Niedersachsen-Derby unentschieden: Nachhilfe für den Helden
In Braunschweig freut man sich über einen Punkt gegen den Abstieg aus dem 1:1 gegen den VfL Wolfsburg. Der muss nach dem mageren Unentschieden den Angriff auf die Champions League abblasen.
BRAUNSCHWEIG taz | Sein Tor und ein paar schöne Dribblings reichten, um zum Helden des Tages aufzusteigen. Als Karim Bellarabi in der 81. Minute ausgewechselt wurde, gab es viel Applaus. „Die Leidenschaft stimmt einfach bei uns“, sagte der Offensivkünstler im Dienst von Eintracht Braunschweig. „Und die großen Mannschaften liegen uns.“ 1:1 im Heimspiel gegen den favorisierten VfL Wolfsburg, ein Punktgewinn gegen einen Krösus der Fußball-Bundesliga: Warum nur mogelte sich mitten in diese schöne Konstellation doch noch Missmut? „Karim kann ein ganz Großer werden“, findet Eintracht-Trainer Torsten Lieberknecht. Aber er war gar nicht stolz auf seinen öffentlich gefeierten Torschützen, sondern richtig sauer.
Wenn es darum geht, wie sich Eintracht Braunschweig als Aufsteiger schlägt und wie groß die kleine Chance auf den Klassenerhalt noch ist, spricht Lieberknecht gerne von der Weiterentwicklung seines Teams. Nur vier Siege und sechs Remis in 25 Partien machen Bellarabi und Co. zum Stammgast am Tabellenende. Aber ihr Trainer freut sich, dass die Zahl der individuellen Fehler stetig abnimmt.
Schelte für den Helden
Dem VfL Wolfsburg hatten sie nur einen Treffer durch Luiz Gustavo gestattet. Der Rest der Braunschweiger Missgeschicke war zu verschmerzen – oder zum Haare raufen. „Karim sollte eigentlich zweite Spitze spielen und turnt dann auf der linken Seite herum“, sagte Lieberknecht. Er mag es nicht, wenn jemand aus der Reihe tanzt und sich nicht ins taktische Kollektiv einreiht. Bellarabi bekam während des Spiels Anweisungen in Serie von seinem Trainer zu hören. Es handelte sich dabei um Nachhilfestunden in der Frage, wie man wann wohin läuft und warum.
Ohne die individuelle Klasse eines Bellarabi, der kurz nach der Pause nach Vorlage von Domi Kumbela das 1:1 erzielte, wird Braunschweig den Klassenerhalt nicht schaffen. Aber sein mangelndes taktisches Verständnis bringt die Eintracht auch immer wieder in Verlegenheit.

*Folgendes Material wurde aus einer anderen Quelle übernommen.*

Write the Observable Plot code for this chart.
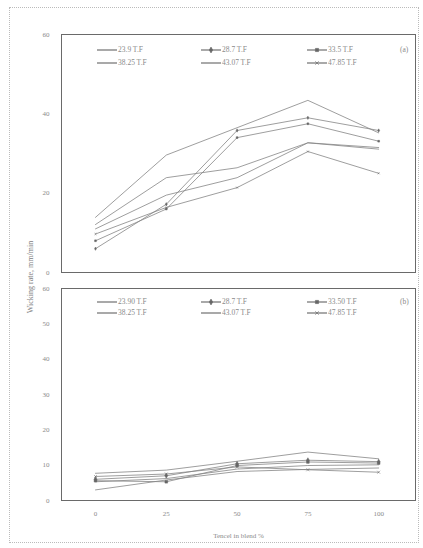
<!DOCTYPE html>
<html>
<head>
<meta charset="utf-8">
<script src="https://cdn.jsdelivr.net/npm/d3@7"></script>
<script src="https://cdn.jsdelivr.net/npm/@observablehq/plot@0.6"></script>
<style>
  html, body { margin: 0; padding: 0; background: #fff; }
  #chart { position: relative; width: 423px; height: 548px; overflow: hidden; font-family: "Liberation Serif", serif; }
  #border { position: absolute; left: 9px; top: 7px; width: 410px; height: 536px; border: 1px dotted #bbb; box-sizing: border-box; }
  .panel { position: absolute; left: 0; }
  #ytitle { position: absolute; left: 30px; top: 277px; transform: translate(-50%, -50%) rotate(-90deg); white-space: nowrap; font-size: 8px; color: #808080; }
</style>
</head>
<body>
<div id="chart">
  <div id="border"></div>
  <div id="panelA" class="panel" style="top:0"></div>
  <div id="panelB" class="panel" style="top:276px"></div>
  <div id="ytitle">Wicking rate, mm/min</div>
</div>
<script>
// Tencel share in the blend (%)
const tencel = [0, 25, 50, 75, 100];
const xTicks = [0, 25, 50, 75, 100];

// Panel (a): wicking rate by twist factor
const labelsA = ["23.9 T.F", "28.7 T.F", "33.5 T.F", "38.25 T.F", "43.07 T.F", "47.85 T.F"];
const rateA_23_9  = [13.9, 29.6, 36.5, 43.4, 35.2];
const rateA_28_7  = [6.0, 17.2, 35.8, 39.0, 35.8];
const rateA_33_5  = [8.0, 16.0, 34.0, 37.5, 33.1];
const rateA_38_25 = [12.1, 23.9, 26.4, 32.7, 31.1];
const rateA_43_07 = [11.0, 19.5, 23.9, 32.7, 31.5];
const rateA_47_85 = [9.7, 16.4, 21.4, 30.5, 25.0];
const yTicksA = [0, 20, 40, 60];

// Panel (b): wicking rate by twist factor
const labelsB = ["23.90 T.F", "28.7 T.F", "33.50 T.F", "38.25 T.F", "43.07 T.F", "47.85 T.F"];
const rateB_23_90 = [7.7, 8.6, 11.1, 13.7, 11.8];
const rateB_28_7  = [6.0, 7.0, 10.4, 11.4, 11.0];
const rateB_33_50 = [5.6, 5.3, 9.9, 10.9, 10.6];
const rateB_38_25 = [5.3, 6.2, 8.9, 9.9, 10.1];
const rateB_43_07 = [3.0, 5.8, 8.2, 8.8, 9.2];
const rateB_47_85 = [6.8, 7.5, 9.5, 8.7, 8.0];
const yTicksB = [0, 10, 20, 30, 40, 50, 60];

// Marker used by each series (null = plain line)
const markers = [null, "diamond", "square", null, null, "times"];

function toRows(labels, seriesList) {
  const rows = [];
  seriesList.forEach((vals, i) => {
    vals.forEach((v, j) => rows.push({tencel: tencel[j], rate: v, series: labels[i], marker: markers[i]}));
  });
  return rows;
}

const rowsA = toRows(labelsA, [rateA_23_9, rateA_28_7, rateA_33_5, rateA_38_25, rateA_43_07, rateA_47_85]);
const rowsB = toRows(labelsB, [rateB_23_90, rateB_28_7, rateB_33_50, rateB_38_25, rateB_43_07, rateB_47_85]);

const lineColor = "#858585";
const textColor = "#8a8a8a";

function seriesMarks(rows, r) {
  const withMarker = rows.filter(d => d.marker);
  return [
    Plot.line(rows, {x: "tencel", y: "rate", z: "series", stroke: lineColor, strokeWidth: 0.8, curve: "linear"}),
    Plot.dot(withMarker, {x: "tencel", y: "rate", symbol: "marker", r, fill: "#666", stroke: "#666", strokeWidth: 0.5})
  ];
}

// Legend drawn inside the frame: three columns, two rows
function addLegend(svg, labels, frameTop, rowOffsets, tag) {
  const g = d3.select(svg).append("g")
    .attr("font-family", "Liberation Serif, serif").attr("font-size", 7.5)
    .attr("fill", textColor).attr("text-anchor", "start");
  const colX = [97, 201, 307];
  labels.forEach((lab, i) => {
    const col = i % 3, row = Math.floor(i / 3);
    const y = frameTop + rowOffsets[row];
    const x0 = colX[col];
    g.append("line").attr("x1", x0).attr("x2", x0 + 20).attr("y1", y).attr("y2", y)
      .attr("stroke", "#6f6f6f").attr("stroke-width", 1.2);
    if (markers[i]) {
      const sym = {diamond: d3.symbolDiamond, square: d3.symbolSquare, times: d3.symbolTimes}[markers[i]];
      g.append("path").attr("d", d3.symbol(sym, 10)()).attr("transform", `translate(${x0 + 10},${y})`)
        .attr("fill", "#666").attr("stroke", "#666").attr("stroke-width", 0.6);
    }
    g.append("text").attr("x", x0 + 21).attr("y", y).attr("dy", "0.32em").text(lab);
  });
  g.append("text").attr("x", 400).attr("y", frameTop + rowOffsets[0]).attr("dy", "0.32em").text(tag);
}

const baseStyle = {fontFamily: "Liberation Serif, serif", fontSize: "7px", color: textColor, background: "transparent", overflow: "visible"};

const plotA = Plot.plot({
  width: 423, height: 276,
  marginLeft: 61, marginRight: 8, marginTop: 34, marginBottom: 4,
  style: baseStyle,
  x: {domain: [-12, 113], axis: null},
  y: {domain: [0, 60], ticks: yTicksA, tickSize: 0, tickPadding: 12, label: null},
  marks: [
    Plot.frame({stroke: "#6a6a6a", strokeWidth: 1}),
    ...seriesMarks(rowsA, 1.0)
  ]
});
addLegend(plotA, labelsA, 34, [16, 29], "(a)");
document.getElementById("panelA").appendChild(plotA);

const plotB = Plot.plot({
  width: 423, height: 272,
  marginLeft: 61, marginRight: 8, marginTop: 12, marginBottom: 48,
  style: baseStyle,
  x: {domain: [-12, 113], ticks: xTicks, tickSize: 0, tickPadding: 11,
      label: "Tencel in blend %", labelAnchor: "center", labelArrow: "none", labelOffset: 37},
  y: {domain: [0, 60], ticks: yTicksB, tickSize: 0, tickPadding: 12, label: null},
  marks: [
    Plot.frame({stroke: "#6a6a6a", strokeWidth: 1}),
    ...seriesMarks(rowsB, 1.5)
  ]
});
addLegend(plotB, labelsB, 12, [14, 25], "(b)");
document.getElementById("panelB").appendChild(plotB);
</script>
</body>
</html>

Die erste Halbzeit des ostniedersächsischen Derbys hatte Wolfsburg klar dominiert. „Was dann passiert ist, kann ich mir nicht erklären“, meinte der ernüchterte VfL-Mittelfeldspieler Maximilian Arnold. Den Wolfsburgern war es nicht gelungen, der Brisanz eines Derbys mit dem nötigen Elan zu begegnen. Wie ein tapferer Außenseiter kämpfte sich die Eintracht ins Spiel. „Wir haben uns von unserem Weg nicht abbringen lassen“, sagte Abwehrchef Ermin Bicakčić und klang dabei sehr stolz.

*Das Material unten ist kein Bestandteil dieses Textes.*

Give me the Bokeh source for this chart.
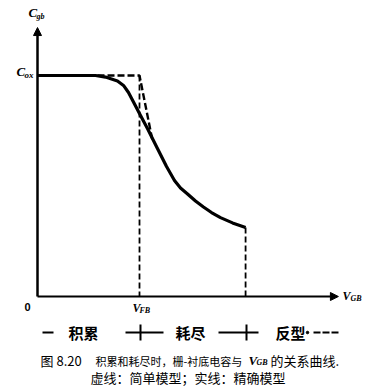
from bokeh.plotting import figure
from bokeh.models import Range1d, Arrow, NormalHead
from bokeh.core.properties import value
from bokeh.embed import file_html
from bokeh.resources import INLINE

# ---- data (V_GB in units of V_FB, C_gb in units of C_ox) ----
v_fb = 1.0
v_inv = 2.04
c_ox = 1.0
v_exact = [0.0, 0.569, 0.667, 0.784, 0.843, 0.892, 0.941, 1.01, 1.078, 1.176, 1.265,
           1.343, 1.402, 1.471, 1.549, 1.627, 1.706, 1.794, 1.912, 2.04]
c_exact = [1.0, 1.0, 0.993, 0.975, 0.955, 0.923, 0.88, 0.819, 0.76, 0.67, 0.588,
           0.525, 0.491, 0.464, 0.432, 0.405, 0.38, 0.357, 0.333, 0.312]
v_simple = [0.0, 1.0, 1.127]
c_simple = [1.0, 1.0, 0.706]
x_axis_end = 2.95
y_axis_end = 1.217

W, H = 375, 387
X0, Y0 = 37.0, 296.0   # pixel of origin
SX, SY = 102.0, 221.0  # pixels per unit

def dx(px):
    return (px - X0) / SX

def dy(py):
    return (Y0 - py) / SY

p = figure(width=W, height=H, output_backend="svg", toolbar_location=None,
           x_range=Range1d(dx(0), dx(W)), y_range=Range1d(dy(H), dy(0)),
           min_border=0, min_border_left=0, min_border_right=0,
           min_border_top=0, min_border_bottom=0)
p.axis.visible = False
p.grid.visible = False
p.outline_line_color = None
p.background_fill_color = "white"
p.border_fill_color = "white"

# axes with arrows
p.add_layout(Arrow(end=NormalHead(size=8, fill_color="black", line_color="black"),
                   x_start=0, y_start=0, x_end=x_axis_end, y_end=0,
                   line_width=2, line_color="black"))
p.add_layout(Arrow(end=NormalHead(size=8, fill_color="black", line_color="black"),
                   x_start=0, y_start=0, x_end=0, y_end=y_axis_end,
                   line_width=2.5, line_color="black"))

# exact model (solid)
p.line(v_exact, c_exact, line_width=3.2, line_color="black", line_join="round")
# simple model (dashed)
p.line(v_simple, c_simple, line_width=2.4, line_color="black", line_dash="7 3")
p.line([v_fb, v_fb], [c_ox, 0], line_width=1.8, line_color="black", line_dash="6 3")
p.line([v_inv, v_inv], [c_exact[-1], 0], line_width=1.8, line_color="black", line_dash="6 3")

def txt(px, py, s, size, style="bold italic", font="Liberation Serif",
        align="left", baseline="middle", color="black"):
    p.text(x=[dx(px)], y=[dy(py)], text=[s], text_font=value(font),
           text_font_size=f"{size}px", text_font_style=style,
           text_align=align, text_baseline=baseline, text_color=color)

# axis labels
txt(28, 12, "C", 13)
txt(36, 16, "gb", 8)
txt(16, 71, "C", 13)
txt(24, 74, "ox", 9)
txt(342, 295, "V", 12)
txt(350, 298, "GB", 8)
txt(27, 306, "0", 11, style="bold", font="Liberation Sans", align="center")
txt(132, 307, "V", 12)
txt(139, 310, "FB", 8)

# region bar
ry = 332
seg_x0 = [dx(42), dx(125), dx(218)]
seg_x1 = [dx(53), dx(163), dx(258)]
p.segment(x0=seg_x0, y0=[dy(ry)] * 3, x1=seg_x1, y1=[dy(ry)] * 3,
          line_width=2, line_color="black")
p.segment(x0=[dx(140), dx(246)], y0=[dy(324)] * 2, x1=[dx(140), dx(246)], y1=[dy(340)] * 2,
          line_width=2, line_color="black")
p.line([dx(313), dx(338)], [dy(ry), dy(ry)], line_width=2, line_color="black", line_dash="7 2")
p.scatter(x=[dx(307)], y=[dy(ry)], size=2.5, color="black")
txt(68, ry, "积累", 15, style="bold", font="Noto Sans CJK SC")
txt(175, ry, "耗尽", 15, style="bold", font="Noto Sans CJK SC")
txt(275, ry, "反型", 15, style="bold", font="Noto Sans CJK SC")

# caption
cy1, cy2 = 360, 377
txt(40, cy1, "图 8.20", 13, style="normal", font="Noto Sans CJK SC")
txt(95, cy1, "积累和耗尽时，栅-衬底电容与", 11, style="normal", font="Noto Sans CJK SC")
txt(248, cy1, "V", 13)
txt(256, cy1 + 2, "GB", 8)
txt(270, cy1, "的关系曲线.", 13, style="normal", font="Noto Sans CJK SC")
txt(90, cy2, "虚线：简单模型；实线：精确模型", 13, style="normal", font="Noto Sans CJK SC")

open("out.html", "w").write(file_html(p, INLINE))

Die Genugtuung auf der einen Seite, in Eichhörnchenmanier den nächsten Punkt eingesammelt zu haben, war für die andere Seite mit einem Verlust der guten Laune verbunden. Nach zwei Niederlagen mit insgesamt zwölf Gegentreffern wäre es für den VfL Wolfsburg richtig gut gewesen, erstmals in dieser Saison ein niedersächsisches Duell zu gewinnen. Aber was gegen Hannover 96 nicht gelingen wollte, misslang auch im zweiten Anlauf gegen Braunschweig. Deshalb pfiff der harte Kern der Wolfsburger Fans nach Schlusspfiff auf die vermeintlichen Stars des VfL.
„Ich kann das verstehen. Wir haben die Pfiffe zu akzeptieren“, sagte Wolfsburgs Trainer Dieter Hecking. Er muss seine Mannschaft daran erinnern, wie viele Minuten man sich während eines Bundesligaspiels konzentrieren sollte. Über 90 Minuten eine weitgehend fehlerlose und durchweg engagierte Leistung zu zeigen, gelingt der VfL-Elf nicht.

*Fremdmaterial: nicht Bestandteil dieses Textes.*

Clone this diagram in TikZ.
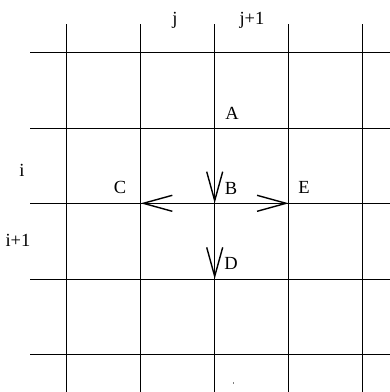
\documentclass[tikz,border=0pt]{standalone}
\usepackage{fontspec}
\setmainfont{Liberation Serif}
\usetikzlibrary{arrows.meta}
\begin{document}
\begin{tikzpicture}[x=1pt,y=-1pt,
  gridline/.style={line width=0.8pt,black},
  flow/.style={line width=1.5pt,-{Straight Barb[length=29pt,width=16pt,line width=1.4pt]}},
  lbl/.style={inner sep=0pt,font=\fontsize{18.5}{20}\selectfont}]
\useasboundingbox (0,0) rectangle (390,392);
% grid
\foreach \y in {52.3,128,203.3,279,354.3} \draw[gridline] (30,\y) -- (390,\y);
\foreach \x in {66.7,140.7,214.7,288.7,362.7} \draw[gridline] (\x,24) -- (\x,392);
% points
\coordinate (A) at (214.7,129);
\coordinate (B) at (214.7,203.3);
\coordinate (C) at (140.7,203.3);
\coordinate (E) at (288.7,203.3);
\coordinate (D) at (214.7,279);
% arrows
\draw[flow] (A) -- (B);
\draw[flow] (B) -- (C);
\draw[flow] (B) -- (E);
\draw[flow] (B) -- (D);
% labels
\node[lbl] (lj) at (175,20) {j};
\node[lbl] (lj1) at (252,20) {j+1};
\node[lbl] (li) at (22,170) {i};
\node[lbl] (li1) at (18,240) {i+1};
\node[lbl] (lA) at (232,113) {A};
\node[lbl] (lB) at (231,188) {B};
\node[lbl] (lC) at (120,187) {C};
\node[lbl] (lE) at (304,187) {E};
\node[lbl] (lD) at (231,263) {D};
% tiny mark
\draw[line width=0.5pt,gray] (233,382) -- (233,383.5);
\end{tikzpicture}
\end{document}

Allofs fragt nach Mentalität
„Ich hoffe, dass das keine Mentalitäts-Sache ist“, sagte VfL-Geschäftsführer Klaus Allofs. Er war bedient und klang leicht angriffslustig. Die Probleme, die Allofs in Wolfsburg auf Trab halten, sind von größerer Bedeutung als die falschen Laufwege von Braunschweigs Bellarabi.